The infrastructure for collaborative support already exists. These cross-state networks like those developed by CIE function as critical friends and communities of practice, providing essential support. In these networks, intermediaries have supported each other to successfully apply for federal funding, form their own district networks, and amplify their stories and voices on the federal policy stage. The infrastructure exists, it needs investment and expansion, not invention.
To deepen this support, we urge the education ecosystem to commit to the following priorities:
- Fund the Practice, Not Just the Program: Invest in building the capacity within intermediary organizations—funding professional learning, cross-state peer networks, and data infrastructure—rather than only funding time-limited, top-down programs.
- Share Innovation, Don’t Impose It: National research groups act as “learning conduits,” bringing exposure to proven, innovative strategies and helping local intermediaries adapt them to their unique regional contexts.

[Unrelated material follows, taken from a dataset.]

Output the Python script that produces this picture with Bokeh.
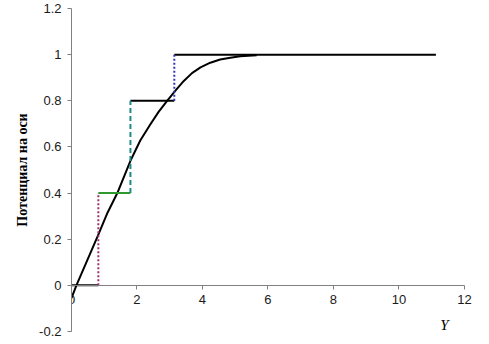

- Build the Bench: Invest in intermediary leaders. These organizations are only as strong as their relationships and expertise, making talent development a long-term investment in the entire ecosystem’s sustainability.
Sustaining Change: The Human Key to the Future
The long-term success of education reform hinges on building local capacity through relationships, responsiveness, and regional trust. Sustainable change requires more than a program; it requires people who are empowered to lead it.
The power of effective intermediaries lies in their ability to braid external expertise with local knowledge. Local solutions are not created in isolation; they often arise when new, innovative practices and strategies (which may originate from national partners, research, or observations of other successful systems) are effectively filtered, adapted, and owned by local leaders who know the local ecosystem best.